=== Work instructions ===
Please return nothing but the lines between the line holding "Recreate this image" and the line holding "ax.spines[s].set_color('#222222')", both ends included, without the pictures.

=== Dataset entries ===
+++++

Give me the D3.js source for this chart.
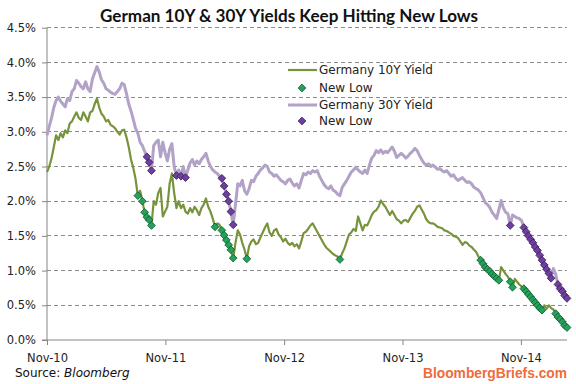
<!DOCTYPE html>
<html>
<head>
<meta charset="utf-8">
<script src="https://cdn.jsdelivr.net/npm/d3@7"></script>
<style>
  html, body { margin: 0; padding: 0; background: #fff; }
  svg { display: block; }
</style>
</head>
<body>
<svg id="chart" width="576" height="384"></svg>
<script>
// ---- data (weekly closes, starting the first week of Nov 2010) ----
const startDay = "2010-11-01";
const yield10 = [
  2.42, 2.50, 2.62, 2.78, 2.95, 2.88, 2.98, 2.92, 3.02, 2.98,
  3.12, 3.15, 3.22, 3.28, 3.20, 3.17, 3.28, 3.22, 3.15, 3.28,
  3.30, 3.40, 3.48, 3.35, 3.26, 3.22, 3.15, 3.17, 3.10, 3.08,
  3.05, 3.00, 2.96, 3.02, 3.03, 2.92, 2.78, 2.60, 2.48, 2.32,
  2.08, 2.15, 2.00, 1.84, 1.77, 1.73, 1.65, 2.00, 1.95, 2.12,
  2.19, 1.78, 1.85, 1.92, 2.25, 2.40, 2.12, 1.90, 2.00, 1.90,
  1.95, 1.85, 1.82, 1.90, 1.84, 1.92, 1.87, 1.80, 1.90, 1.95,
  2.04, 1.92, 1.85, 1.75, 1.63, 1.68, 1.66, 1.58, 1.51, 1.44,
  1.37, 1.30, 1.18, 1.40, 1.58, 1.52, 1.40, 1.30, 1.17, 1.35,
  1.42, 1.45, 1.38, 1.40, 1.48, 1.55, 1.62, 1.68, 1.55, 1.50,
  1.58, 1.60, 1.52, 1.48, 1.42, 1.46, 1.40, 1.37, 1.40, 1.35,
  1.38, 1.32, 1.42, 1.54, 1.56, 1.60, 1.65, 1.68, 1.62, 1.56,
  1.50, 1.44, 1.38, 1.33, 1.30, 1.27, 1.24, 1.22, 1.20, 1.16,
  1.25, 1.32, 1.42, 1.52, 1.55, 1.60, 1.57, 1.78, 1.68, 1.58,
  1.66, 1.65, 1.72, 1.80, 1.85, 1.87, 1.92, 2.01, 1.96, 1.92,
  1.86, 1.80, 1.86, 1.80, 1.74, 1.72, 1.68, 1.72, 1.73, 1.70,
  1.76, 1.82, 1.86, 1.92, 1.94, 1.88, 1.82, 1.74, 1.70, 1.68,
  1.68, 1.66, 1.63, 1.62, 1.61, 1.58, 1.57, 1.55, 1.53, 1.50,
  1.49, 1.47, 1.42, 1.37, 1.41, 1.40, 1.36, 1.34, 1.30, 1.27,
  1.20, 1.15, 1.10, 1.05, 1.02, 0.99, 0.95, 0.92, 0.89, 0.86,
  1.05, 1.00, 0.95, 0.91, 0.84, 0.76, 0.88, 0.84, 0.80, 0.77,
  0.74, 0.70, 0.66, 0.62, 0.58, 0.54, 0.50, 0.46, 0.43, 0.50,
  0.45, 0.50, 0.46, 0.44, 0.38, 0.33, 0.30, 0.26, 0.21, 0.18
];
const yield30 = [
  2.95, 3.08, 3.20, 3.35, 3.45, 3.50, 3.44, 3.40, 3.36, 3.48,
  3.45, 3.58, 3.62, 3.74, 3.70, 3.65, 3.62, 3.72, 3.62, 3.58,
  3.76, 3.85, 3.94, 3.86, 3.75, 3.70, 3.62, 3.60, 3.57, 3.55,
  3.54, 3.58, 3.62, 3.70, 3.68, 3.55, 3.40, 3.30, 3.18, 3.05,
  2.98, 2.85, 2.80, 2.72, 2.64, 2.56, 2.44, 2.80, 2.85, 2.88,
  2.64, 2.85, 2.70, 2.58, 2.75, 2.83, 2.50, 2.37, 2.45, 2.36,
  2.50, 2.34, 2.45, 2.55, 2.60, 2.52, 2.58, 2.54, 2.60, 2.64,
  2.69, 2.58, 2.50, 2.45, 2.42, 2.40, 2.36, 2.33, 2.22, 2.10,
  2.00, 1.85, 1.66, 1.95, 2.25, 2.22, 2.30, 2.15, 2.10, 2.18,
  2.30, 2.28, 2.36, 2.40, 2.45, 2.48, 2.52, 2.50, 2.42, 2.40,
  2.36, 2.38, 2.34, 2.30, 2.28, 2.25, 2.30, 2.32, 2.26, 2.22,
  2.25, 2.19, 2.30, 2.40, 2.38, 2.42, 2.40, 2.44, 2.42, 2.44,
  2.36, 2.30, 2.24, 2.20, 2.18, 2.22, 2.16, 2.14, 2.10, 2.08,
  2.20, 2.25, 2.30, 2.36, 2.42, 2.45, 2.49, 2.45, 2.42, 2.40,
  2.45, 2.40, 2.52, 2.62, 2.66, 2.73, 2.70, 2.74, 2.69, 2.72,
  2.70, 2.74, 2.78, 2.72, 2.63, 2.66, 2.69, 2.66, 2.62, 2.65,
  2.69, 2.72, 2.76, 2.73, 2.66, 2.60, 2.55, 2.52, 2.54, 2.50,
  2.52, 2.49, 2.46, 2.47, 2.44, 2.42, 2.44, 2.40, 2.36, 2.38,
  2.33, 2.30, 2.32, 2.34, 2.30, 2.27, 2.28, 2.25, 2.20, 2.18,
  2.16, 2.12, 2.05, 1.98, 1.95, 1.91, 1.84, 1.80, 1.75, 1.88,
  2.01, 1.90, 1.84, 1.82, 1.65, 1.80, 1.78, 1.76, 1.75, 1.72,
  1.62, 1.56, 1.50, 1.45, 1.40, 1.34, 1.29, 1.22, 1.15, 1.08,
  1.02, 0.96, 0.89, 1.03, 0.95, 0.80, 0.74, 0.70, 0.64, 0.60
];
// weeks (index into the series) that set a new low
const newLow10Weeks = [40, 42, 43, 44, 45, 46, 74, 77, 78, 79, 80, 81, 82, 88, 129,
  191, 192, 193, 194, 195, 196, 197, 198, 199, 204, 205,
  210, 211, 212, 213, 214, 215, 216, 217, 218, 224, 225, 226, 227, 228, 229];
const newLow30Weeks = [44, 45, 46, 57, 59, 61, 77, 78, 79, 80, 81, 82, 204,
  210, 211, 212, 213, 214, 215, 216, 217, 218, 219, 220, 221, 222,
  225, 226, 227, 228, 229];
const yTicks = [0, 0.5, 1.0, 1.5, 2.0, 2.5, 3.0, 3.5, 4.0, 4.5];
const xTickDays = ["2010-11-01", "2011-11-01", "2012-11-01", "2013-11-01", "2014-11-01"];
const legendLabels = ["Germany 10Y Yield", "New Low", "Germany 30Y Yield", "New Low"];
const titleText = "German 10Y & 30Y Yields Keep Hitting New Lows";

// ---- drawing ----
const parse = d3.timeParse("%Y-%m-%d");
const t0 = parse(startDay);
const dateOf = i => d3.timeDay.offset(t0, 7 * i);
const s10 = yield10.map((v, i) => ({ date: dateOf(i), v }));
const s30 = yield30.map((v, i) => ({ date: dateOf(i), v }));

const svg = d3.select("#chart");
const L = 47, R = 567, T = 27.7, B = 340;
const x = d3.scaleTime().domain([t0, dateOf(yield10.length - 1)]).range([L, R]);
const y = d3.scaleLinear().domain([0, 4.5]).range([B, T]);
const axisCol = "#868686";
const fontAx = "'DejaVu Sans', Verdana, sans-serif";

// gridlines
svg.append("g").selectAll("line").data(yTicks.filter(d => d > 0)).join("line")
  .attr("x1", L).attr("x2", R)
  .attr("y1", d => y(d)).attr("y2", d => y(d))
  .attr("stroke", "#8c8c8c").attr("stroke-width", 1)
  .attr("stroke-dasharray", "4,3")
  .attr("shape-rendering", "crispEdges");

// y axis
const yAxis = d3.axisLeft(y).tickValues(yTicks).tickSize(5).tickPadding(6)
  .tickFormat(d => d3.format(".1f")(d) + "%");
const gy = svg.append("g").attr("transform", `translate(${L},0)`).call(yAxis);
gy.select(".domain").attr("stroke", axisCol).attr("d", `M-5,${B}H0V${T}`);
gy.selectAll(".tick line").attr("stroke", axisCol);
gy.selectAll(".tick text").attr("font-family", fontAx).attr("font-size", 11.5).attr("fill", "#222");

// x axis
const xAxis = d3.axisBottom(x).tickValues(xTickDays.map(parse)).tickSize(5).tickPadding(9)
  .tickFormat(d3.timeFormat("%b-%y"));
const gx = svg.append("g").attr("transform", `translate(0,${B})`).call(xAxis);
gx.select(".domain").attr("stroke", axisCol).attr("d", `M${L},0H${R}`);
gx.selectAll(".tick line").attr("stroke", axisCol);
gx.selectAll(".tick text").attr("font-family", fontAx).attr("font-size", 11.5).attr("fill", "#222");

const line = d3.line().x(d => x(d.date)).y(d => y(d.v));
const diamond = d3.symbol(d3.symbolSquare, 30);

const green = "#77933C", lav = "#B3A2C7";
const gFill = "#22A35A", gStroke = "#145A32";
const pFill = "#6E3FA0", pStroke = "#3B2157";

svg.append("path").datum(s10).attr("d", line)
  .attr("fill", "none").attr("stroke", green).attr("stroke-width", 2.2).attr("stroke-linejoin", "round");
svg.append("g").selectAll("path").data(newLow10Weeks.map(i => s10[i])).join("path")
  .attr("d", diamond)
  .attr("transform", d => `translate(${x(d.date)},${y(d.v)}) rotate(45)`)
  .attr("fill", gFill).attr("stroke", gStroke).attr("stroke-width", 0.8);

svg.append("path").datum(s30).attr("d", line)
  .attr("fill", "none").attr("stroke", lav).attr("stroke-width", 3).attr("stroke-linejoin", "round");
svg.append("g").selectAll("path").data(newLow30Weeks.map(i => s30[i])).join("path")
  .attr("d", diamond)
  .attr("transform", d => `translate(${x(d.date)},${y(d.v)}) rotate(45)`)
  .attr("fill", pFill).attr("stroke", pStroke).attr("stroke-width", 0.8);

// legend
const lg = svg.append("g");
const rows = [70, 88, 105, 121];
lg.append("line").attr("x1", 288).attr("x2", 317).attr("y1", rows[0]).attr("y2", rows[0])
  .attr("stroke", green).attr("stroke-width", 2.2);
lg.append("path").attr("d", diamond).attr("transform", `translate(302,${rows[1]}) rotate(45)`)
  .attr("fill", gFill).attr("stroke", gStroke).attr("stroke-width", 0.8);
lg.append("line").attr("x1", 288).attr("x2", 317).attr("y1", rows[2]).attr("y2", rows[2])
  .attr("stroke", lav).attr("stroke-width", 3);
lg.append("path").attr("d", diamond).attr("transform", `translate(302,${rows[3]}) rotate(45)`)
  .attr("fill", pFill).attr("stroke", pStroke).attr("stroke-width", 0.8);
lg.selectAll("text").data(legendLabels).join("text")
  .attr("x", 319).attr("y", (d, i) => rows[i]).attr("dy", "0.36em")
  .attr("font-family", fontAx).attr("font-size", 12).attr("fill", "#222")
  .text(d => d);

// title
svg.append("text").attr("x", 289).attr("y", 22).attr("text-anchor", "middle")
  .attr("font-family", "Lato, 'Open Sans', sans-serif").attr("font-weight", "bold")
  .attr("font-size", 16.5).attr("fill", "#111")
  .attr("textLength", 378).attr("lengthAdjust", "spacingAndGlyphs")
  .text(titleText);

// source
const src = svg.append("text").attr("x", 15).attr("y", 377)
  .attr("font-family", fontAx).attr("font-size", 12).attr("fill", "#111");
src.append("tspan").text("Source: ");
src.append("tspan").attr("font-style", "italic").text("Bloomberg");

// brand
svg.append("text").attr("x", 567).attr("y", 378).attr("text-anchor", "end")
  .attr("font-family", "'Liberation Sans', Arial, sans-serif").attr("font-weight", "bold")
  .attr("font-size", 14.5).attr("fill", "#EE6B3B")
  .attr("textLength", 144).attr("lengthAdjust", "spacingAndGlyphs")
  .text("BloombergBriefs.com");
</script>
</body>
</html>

+++++

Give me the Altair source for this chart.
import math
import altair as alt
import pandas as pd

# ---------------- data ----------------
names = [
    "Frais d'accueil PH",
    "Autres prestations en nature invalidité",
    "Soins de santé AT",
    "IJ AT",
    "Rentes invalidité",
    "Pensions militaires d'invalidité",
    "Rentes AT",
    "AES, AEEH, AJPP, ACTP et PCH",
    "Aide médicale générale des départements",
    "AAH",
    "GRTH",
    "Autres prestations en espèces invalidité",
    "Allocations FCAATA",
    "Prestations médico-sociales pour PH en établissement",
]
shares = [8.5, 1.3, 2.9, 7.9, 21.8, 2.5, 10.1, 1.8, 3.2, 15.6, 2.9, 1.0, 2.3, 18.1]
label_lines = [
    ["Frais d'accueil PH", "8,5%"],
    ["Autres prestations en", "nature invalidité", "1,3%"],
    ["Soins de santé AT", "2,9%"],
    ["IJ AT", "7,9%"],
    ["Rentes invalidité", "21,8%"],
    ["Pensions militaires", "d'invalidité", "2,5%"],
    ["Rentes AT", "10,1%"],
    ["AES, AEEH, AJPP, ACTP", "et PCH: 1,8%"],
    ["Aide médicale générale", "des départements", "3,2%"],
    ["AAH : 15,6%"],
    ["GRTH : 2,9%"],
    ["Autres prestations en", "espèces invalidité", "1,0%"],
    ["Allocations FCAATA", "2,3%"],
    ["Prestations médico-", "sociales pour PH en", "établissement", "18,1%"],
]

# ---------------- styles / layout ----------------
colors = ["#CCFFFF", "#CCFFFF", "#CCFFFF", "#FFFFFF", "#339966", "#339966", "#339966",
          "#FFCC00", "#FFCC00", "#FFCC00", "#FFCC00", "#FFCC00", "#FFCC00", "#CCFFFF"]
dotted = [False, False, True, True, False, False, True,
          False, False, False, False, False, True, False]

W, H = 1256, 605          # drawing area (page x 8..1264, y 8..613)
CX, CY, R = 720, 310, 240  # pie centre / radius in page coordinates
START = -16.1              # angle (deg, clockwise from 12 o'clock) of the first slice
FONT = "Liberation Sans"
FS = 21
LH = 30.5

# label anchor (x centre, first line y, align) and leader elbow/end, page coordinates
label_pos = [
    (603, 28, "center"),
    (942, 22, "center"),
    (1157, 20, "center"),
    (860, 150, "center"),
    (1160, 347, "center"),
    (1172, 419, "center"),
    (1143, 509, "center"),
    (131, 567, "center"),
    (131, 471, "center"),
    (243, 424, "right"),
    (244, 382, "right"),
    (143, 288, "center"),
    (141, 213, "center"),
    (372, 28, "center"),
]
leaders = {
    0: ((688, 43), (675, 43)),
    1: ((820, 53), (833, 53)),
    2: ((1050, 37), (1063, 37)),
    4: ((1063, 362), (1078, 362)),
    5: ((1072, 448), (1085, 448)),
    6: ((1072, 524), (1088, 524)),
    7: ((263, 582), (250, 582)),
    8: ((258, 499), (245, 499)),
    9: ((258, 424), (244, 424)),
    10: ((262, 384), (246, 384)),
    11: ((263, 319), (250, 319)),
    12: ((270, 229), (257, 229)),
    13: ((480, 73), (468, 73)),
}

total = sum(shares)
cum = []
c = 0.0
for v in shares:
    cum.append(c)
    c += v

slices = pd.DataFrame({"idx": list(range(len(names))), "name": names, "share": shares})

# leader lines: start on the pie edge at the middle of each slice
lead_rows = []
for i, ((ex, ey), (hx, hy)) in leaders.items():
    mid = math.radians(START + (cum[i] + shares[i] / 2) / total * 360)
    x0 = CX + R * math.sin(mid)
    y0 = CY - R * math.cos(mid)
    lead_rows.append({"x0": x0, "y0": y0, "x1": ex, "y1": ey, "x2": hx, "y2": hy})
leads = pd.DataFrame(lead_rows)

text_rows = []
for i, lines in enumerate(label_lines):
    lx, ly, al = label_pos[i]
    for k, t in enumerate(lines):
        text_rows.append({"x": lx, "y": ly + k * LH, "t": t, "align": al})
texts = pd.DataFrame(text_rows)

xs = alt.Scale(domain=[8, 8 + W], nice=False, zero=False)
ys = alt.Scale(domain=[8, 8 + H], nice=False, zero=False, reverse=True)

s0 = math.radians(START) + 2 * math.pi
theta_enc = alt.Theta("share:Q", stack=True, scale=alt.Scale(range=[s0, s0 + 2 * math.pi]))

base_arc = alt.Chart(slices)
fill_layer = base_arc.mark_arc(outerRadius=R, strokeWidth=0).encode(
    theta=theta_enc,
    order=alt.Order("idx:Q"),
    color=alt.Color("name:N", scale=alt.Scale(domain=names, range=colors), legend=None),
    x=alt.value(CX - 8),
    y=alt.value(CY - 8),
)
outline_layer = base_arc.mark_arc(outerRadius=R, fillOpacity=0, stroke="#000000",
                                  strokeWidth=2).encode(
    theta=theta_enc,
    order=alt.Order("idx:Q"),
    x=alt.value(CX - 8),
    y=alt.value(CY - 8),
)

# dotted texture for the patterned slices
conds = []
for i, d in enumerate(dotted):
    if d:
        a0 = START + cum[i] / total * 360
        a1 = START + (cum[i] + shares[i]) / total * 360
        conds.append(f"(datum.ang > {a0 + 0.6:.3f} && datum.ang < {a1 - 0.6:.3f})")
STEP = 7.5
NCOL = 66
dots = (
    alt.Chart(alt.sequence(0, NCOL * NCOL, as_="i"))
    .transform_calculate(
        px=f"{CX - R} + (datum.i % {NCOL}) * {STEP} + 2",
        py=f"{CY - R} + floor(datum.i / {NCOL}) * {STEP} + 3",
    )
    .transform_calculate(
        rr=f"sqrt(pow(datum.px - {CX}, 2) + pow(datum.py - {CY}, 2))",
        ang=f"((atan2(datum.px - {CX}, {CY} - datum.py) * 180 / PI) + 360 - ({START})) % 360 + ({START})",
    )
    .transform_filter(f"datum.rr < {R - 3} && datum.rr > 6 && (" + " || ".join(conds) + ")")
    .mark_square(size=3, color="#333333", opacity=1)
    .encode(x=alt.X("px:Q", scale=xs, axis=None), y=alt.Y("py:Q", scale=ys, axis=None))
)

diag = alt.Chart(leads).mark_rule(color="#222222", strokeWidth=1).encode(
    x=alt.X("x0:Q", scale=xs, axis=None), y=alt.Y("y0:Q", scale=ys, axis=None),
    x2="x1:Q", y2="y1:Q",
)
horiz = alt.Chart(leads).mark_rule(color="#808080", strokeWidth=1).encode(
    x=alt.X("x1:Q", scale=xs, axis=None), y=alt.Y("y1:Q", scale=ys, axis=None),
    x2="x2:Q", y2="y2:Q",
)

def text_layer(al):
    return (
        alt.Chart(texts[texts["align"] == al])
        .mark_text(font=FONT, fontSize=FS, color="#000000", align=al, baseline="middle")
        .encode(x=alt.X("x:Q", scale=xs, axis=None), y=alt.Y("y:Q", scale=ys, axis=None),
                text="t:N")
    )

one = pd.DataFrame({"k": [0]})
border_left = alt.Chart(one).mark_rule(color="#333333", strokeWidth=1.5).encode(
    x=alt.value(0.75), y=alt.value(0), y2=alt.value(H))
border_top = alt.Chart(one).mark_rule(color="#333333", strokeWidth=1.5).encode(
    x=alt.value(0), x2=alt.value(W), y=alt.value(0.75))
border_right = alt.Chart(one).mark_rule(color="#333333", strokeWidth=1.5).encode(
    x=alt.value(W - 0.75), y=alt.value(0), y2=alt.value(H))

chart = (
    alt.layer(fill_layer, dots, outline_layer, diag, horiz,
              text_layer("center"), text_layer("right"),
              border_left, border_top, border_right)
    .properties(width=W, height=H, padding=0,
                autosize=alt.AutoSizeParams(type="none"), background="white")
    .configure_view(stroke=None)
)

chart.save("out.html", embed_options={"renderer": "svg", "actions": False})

+++++

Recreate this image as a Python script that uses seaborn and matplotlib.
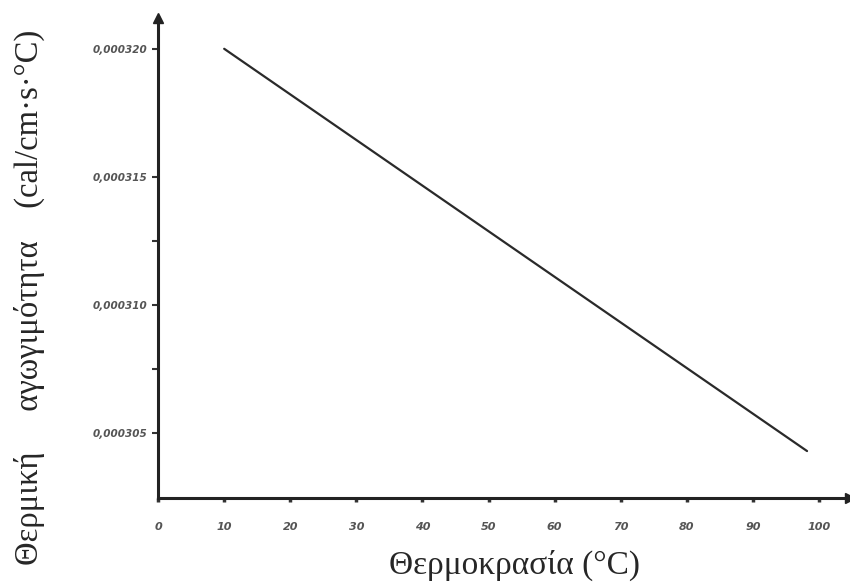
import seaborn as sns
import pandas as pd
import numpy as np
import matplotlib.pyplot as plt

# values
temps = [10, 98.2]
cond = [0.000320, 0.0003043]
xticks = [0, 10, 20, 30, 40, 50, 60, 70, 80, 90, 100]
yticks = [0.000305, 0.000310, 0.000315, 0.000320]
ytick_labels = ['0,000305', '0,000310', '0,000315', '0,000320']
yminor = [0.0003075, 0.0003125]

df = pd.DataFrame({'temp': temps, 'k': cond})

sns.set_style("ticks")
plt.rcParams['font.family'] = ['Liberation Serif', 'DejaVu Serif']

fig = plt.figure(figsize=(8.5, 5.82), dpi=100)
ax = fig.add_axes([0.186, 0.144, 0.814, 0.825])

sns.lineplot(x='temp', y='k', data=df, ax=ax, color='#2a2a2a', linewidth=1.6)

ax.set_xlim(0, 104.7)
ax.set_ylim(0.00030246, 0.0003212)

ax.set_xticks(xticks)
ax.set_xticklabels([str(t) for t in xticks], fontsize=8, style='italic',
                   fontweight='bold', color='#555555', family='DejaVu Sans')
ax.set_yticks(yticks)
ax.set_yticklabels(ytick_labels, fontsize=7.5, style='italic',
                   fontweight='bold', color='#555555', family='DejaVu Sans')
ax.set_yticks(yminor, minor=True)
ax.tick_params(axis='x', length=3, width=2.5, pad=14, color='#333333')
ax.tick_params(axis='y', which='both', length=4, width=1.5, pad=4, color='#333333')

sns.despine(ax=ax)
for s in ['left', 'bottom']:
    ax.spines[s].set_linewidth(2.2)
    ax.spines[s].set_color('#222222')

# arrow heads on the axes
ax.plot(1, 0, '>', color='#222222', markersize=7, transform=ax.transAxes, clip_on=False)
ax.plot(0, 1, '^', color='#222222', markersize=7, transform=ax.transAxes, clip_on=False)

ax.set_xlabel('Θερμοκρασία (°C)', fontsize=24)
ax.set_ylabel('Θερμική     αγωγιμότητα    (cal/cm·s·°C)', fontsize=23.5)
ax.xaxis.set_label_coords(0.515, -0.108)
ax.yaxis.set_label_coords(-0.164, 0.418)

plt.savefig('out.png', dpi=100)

+++++

=== Task answer ===
Recreate this image as a Python script that uses seaborn and matplotlib.
import seaborn as sns
import pandas as pd
import numpy as np
import matplotlib.pyplot as plt

# values
temps = [10, 98.2]
cond = [0.000320, 0.0003043]
xticks = [0, 10, 20, 30, 40, 50, 60, 70, 80, 90, 100]
yticks = [0.000305, 0.000310, 0.000315, 0.000320]
ytick_labels = ['0,000305', '0,000310', '0,000315', '0,000320']
yminor = [0.0003075, 0.0003125]

df = pd.DataFrame({'temp': temps, 'k': cond})

sns.set_style("ticks")
plt.rcParams['font.family'] = ['Liberation Serif', 'DejaVu Serif']

fig = plt.figure(figsize=(8.5, 5.82), dpi=100)
ax = fig.add_axes([0.186, 0.144, 0.814, 0.825])

sns.lineplot(x='temp', y='k', data=df, ax=ax, color='#2a2a2a', linewidth=1.6)

ax.set_xlim(0, 104.7)
ax.set_ylim(0.00030246, 0.0003212)

ax.set_xticks(xticks)
ax.set_xticklabels([str(t) for t in xticks], fontsize=8, style='italic',
                   fontweight='bold', color='#555555', family='DejaVu Sans')
ax.set_yticks(yticks)
ax.set_yticklabels(ytick_labels, fontsize=7.5, style='italic',
                   fontweight='bold', color='#555555', family='DejaVu Sans')
ax.set_yticks(yminor, minor=True)
ax.tick_params(axis='x', length=3, width=2.5, pad=14, color='#333333')
ax.tick_params(axis='y', which='both', length=4, width=1.5, pad=4, color='#333333')

sns.despine(ax=ax)
for s in ['left', 'bottom']:
    ax.spines[s].set_linewidth(2.2)
    ax.spines[s].set_color('#222222')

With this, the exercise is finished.